Florent Delorme pointe notamment le manque d’ambition en matière de transition écologique. (Photo: M&G Investments)

Florent Delorme pointe notamment le manque d’ambition en matière de transition écologique. (Photo: M&G Investments)

Que retenir du nouveau plan d’investissement annoncé par Joe Biden ce 31 mars? Florent Delorme, stratégiste chez M&G Investments, en tire quelques enseignements globaux.

Les chiffres ont de quoi donner le tournis. Après les 1.900 milliards annoncés pour relancer l’économie, l’administration Biden met 2.250 milliards sur huit ans de plus sur la table pour rénover les infrastructures. Et envisage 1.000 milliards d’aides supplémentaires pour aider les familles.

Un véritable pari keynésien, qui marque le retour de l’État fédéral dans le jeu économique.

Pour Florent Delorme, ce plan – qui doit maintenant être négocié avec le Congrès – est beaucoup plus qu’un plan d’infrastructures. Il s’intitule d’ailleurs officiellement «The American Jobs Plan». «Pensé dans le contexte d’une forte rivalité stratégique avec la Chine, il comprend un volet industriel important et comporte également un volet social significatif.»

Il est composé de quatre grands postes de dépenses.

Le premier, pour un montant de 620 milliards de dollars, porte sur les transports. «Il s’agit certes de rénover les infrastructures américaines après des années de sous-investissement (routes, ponts, transports en commun), mais aussi de développer le véhicule électrique, avec, par exemple, le quadrillage du territoire par des bornes de recharge.» Le second volet de ce plan porte sur l’amélioration des lieux de vie (eau, services internet haut débit, énergie renouvelable, efficacité énergétique…), pour un montant total de 650 milliards de dollars.

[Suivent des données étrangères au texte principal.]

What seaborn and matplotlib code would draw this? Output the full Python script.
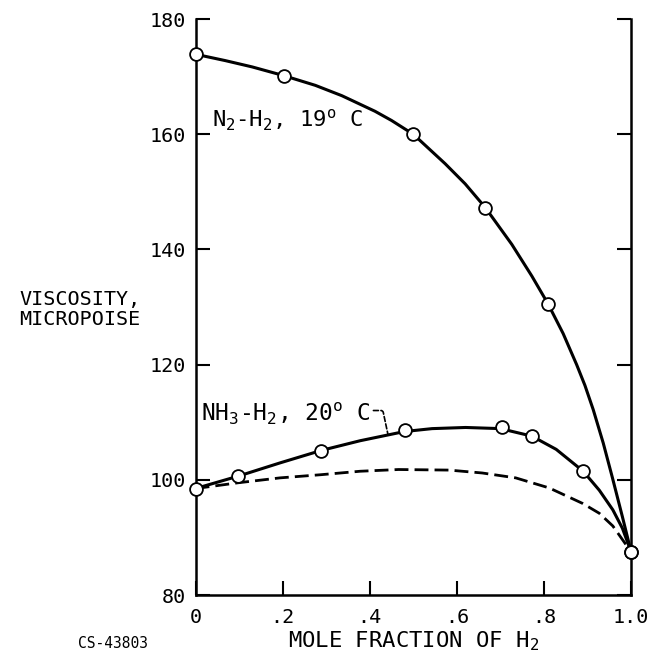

Le troisième budget, à hauteur de 580 milliards de dollars, est tourné vers l’industrie américaine (semi-conducteurs, par exemple, recherche, transition énergétique, formation…). Et enfin, le quatrième axe de dépenses est constitué d’une enveloppe de 400 milliards de dollars, à destination des plus âgés et des plus vulnérables (logements, hôpitaux, écoles, crèches…).

Reprendre la main face à la Chine

Son financement sera assuré par une augmentation du taux d’imposition des entreprises, qui devrait passer de 21 à 28%, alors que le taux d’imposition minimal des activités à l’international passera de 13% à 21%.

Première conséquence sur le plan international de ce programme: la volonté de l’administration Biden d’arriver à la création d’un impôt minimum mondial sur les entreprises.

Deuxième conséquence: ce plan vise en partie à répondre aux ambitions chinoises. «Le volet industriel du plan est là pour tenter de reprendre l’avantage face à la dynamique chinoise.» Florent Delorme relève d’ailleurs le protectionnisme marqué du programme: «Les contrats devront aller à des entreprises américaines avec des travailleurs américains.»

On peut également noter le manque d’ambition en matière de transition écologique. On n’est pas encore face au Green New Deal promis par Biden. Florent Delorme parle d’«absence de créativité fiscale carbone. Là où l’Europe va financer son plan de relance par la taxe carbone, les États-Unis utilisent un outil fiscal plus classique.»

Autre question que suscite ce plan à long terme: celle de la hausse des dépenses publiques. «À ce stade, les marchés s’inquiètent peu de cette hausse, mais ne changeront-ils pas un jour de perspective à ce sujet?»

C’est la question qui pourrait bien faire l’actualité des marchés, une fois la crise Covid passée.